Our argument and evidence do not suggest, however, that a movement back
toward capital controls or analogous policies to influence the flow of capital is
impossible, only that such a movement would be more costly from a national
point of view. Indeed, the restoration of controls is not just a theoretical possibility.
In the midst of the European currency crisis in September 1992, for example,
Spain and Ireland imposed new controls on banks’ foreign exchange transactions.
Despite the fact that such “temporary” measures did not contravene the letter of a
prior agreement to eliminate impediments to capital mobility throughout the
European Community, they surely conflicted with its spirit. More generally,
continuing instability in global currency markets did subsequently lead the G-7,
at the urging of American treasury secretary Nicholas Brady, to commission a
new study to explore multilateral approaches to dealing with the consequences of
international capital mobility.
If our argument is correct, two theoretical as well as policy implications bear
underlining. First, if pressures for capital decontrol are now deeply embedded in
firm structure and strategy, any efforts to understand or deal with the political
effects of short-term capital mobility would seem to entail dealing with the politics
of foreign direct investment. The two issues have long been related, but have also
long been viewed as distinguishable for conceptual as well as for policy purposes.
The distinction has broken down. The adoption of policies to influence short-
term capital flows would now have a clearer impact on long-term investment
decisions. Further research on this deepening connection is warranted.

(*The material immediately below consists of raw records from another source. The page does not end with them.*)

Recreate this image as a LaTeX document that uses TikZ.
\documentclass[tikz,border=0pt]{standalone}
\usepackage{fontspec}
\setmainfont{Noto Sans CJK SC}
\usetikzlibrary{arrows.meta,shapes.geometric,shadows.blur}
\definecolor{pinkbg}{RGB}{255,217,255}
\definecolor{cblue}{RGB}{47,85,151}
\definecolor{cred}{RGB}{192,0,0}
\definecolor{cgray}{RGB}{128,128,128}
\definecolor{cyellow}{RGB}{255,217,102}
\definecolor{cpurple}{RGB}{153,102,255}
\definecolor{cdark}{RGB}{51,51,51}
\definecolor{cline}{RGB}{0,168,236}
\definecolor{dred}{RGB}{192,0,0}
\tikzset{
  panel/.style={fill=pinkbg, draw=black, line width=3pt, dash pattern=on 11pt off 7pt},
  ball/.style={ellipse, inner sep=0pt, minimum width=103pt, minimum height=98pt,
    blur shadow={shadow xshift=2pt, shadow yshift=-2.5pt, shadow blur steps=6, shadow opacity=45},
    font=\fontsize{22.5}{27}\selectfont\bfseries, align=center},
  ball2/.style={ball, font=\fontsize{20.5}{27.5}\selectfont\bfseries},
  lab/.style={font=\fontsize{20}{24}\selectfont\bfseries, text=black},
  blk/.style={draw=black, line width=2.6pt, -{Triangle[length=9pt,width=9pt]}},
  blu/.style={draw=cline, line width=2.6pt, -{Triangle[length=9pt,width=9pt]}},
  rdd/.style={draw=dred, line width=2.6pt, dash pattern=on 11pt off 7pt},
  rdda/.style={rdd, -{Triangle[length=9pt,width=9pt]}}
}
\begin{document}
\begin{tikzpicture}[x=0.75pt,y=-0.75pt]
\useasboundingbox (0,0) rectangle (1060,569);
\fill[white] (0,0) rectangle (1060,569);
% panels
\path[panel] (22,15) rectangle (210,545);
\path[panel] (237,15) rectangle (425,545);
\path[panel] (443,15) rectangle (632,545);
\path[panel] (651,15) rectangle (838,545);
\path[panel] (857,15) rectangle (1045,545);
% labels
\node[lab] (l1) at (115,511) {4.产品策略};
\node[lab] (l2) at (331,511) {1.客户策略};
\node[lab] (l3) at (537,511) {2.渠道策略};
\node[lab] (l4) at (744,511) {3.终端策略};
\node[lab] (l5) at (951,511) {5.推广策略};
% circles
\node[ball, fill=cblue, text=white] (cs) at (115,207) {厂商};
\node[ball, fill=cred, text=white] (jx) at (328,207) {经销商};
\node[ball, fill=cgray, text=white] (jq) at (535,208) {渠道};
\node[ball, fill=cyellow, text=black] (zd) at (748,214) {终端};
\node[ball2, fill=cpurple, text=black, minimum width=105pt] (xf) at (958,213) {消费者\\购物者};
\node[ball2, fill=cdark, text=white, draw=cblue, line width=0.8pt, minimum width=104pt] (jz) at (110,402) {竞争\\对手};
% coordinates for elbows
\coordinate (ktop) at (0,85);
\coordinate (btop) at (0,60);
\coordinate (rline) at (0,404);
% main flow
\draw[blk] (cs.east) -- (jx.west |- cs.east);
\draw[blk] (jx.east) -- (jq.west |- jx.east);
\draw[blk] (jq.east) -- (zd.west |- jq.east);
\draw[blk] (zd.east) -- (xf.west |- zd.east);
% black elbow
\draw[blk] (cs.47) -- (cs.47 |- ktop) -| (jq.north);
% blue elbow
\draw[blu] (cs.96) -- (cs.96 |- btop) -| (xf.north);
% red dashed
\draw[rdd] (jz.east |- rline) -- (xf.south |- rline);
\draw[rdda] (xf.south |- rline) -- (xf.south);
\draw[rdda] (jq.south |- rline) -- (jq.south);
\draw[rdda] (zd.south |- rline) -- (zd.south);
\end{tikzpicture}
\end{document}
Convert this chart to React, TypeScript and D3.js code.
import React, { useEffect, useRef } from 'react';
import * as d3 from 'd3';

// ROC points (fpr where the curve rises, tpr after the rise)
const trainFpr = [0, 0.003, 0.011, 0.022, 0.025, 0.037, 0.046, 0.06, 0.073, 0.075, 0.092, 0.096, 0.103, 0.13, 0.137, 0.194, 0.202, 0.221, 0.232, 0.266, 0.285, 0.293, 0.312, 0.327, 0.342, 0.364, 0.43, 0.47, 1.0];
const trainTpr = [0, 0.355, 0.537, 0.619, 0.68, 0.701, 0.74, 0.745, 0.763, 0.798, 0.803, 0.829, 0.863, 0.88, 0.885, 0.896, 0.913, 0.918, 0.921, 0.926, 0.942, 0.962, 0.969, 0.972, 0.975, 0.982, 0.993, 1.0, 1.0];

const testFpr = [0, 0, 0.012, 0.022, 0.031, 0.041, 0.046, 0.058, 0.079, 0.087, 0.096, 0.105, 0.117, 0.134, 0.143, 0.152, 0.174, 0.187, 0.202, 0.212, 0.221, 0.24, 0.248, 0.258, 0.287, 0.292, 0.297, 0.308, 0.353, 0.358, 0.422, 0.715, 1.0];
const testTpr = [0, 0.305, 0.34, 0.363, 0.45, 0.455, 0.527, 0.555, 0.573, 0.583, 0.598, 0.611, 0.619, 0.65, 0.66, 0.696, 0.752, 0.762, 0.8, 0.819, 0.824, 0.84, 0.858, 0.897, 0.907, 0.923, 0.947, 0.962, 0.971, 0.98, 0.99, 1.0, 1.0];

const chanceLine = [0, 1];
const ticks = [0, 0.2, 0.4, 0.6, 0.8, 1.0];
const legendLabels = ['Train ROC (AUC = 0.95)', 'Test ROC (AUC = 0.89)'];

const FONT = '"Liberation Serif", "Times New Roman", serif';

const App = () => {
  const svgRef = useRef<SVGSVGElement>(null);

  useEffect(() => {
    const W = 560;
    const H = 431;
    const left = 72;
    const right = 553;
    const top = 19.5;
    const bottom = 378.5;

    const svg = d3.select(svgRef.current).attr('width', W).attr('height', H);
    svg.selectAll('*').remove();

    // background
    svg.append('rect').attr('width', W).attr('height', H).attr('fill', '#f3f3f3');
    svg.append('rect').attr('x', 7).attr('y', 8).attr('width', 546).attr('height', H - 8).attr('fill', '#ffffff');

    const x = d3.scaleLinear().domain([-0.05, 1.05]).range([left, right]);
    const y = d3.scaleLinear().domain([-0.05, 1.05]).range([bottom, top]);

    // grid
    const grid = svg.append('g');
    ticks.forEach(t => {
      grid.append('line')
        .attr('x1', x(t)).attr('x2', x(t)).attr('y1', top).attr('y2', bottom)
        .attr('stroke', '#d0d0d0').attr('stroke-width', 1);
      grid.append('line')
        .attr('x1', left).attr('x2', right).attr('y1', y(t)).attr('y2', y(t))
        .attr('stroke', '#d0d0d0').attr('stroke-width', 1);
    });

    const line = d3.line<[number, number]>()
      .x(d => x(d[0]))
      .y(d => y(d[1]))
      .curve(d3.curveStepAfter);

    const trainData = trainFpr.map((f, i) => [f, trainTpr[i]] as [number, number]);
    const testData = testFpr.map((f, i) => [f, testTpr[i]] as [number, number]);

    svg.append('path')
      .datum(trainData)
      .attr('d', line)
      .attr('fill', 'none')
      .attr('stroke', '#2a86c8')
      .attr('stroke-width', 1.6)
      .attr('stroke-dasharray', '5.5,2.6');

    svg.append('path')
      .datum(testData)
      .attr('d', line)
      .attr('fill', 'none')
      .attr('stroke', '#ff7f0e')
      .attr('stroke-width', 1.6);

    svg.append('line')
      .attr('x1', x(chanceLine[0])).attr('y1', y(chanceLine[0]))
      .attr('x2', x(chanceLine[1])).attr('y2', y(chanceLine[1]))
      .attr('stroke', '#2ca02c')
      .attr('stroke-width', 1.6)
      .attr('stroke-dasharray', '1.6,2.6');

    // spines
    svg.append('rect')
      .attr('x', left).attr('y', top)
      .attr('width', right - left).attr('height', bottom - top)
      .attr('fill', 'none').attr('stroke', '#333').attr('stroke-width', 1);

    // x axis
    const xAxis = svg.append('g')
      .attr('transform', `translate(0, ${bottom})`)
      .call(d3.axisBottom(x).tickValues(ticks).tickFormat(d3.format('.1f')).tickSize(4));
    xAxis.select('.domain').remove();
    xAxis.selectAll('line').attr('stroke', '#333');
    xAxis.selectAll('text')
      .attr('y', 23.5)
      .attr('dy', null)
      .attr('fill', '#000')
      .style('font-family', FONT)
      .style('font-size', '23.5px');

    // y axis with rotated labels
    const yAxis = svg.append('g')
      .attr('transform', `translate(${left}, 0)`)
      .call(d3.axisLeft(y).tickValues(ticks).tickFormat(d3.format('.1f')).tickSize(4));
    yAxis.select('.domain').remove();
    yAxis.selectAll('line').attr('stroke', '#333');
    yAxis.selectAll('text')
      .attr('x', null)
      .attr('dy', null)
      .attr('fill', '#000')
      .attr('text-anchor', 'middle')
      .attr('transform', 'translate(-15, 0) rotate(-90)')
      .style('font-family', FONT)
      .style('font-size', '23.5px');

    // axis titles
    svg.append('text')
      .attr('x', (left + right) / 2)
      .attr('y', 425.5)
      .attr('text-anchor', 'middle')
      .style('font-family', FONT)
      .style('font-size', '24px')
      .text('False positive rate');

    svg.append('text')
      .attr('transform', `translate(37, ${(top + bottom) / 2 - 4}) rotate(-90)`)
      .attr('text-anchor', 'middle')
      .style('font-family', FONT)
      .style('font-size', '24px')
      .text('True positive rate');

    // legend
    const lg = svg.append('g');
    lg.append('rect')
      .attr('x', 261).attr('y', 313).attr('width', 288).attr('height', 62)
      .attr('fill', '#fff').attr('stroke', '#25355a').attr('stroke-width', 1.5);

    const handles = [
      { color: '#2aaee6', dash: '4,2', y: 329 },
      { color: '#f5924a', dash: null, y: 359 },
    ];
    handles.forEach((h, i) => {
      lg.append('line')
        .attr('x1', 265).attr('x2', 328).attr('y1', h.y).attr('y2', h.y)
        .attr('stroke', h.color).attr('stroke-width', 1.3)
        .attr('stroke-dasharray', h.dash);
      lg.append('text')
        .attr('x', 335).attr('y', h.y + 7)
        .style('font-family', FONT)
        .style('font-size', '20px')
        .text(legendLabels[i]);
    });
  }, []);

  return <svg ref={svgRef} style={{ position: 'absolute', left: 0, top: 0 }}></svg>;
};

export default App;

Second, if policy convergence on the issue of capital controls is intimately
linked to the development of international financial markets, attempts to understand
and manage the effects of short-term capital mobility cannot be divorced from
efforts to enhance the cross-national coordination of financial policies. As the
negotiators at Bretton Woods recognized in 1944, open and stable markets ultimately
depend upon a modicum of shared behavioral norms. Despite deepening
interdependence across contemporary financial markets, states retain the right to
change their policies on capital movements, either individually or on a regional
basis. What remains unclear is their obligation to take into account the consequences
of such policies for other states and for the world community. Thus, the time may
now be ripe to begin considering new international arrangements to define and
demarcate national responsibilities in an age of global markets.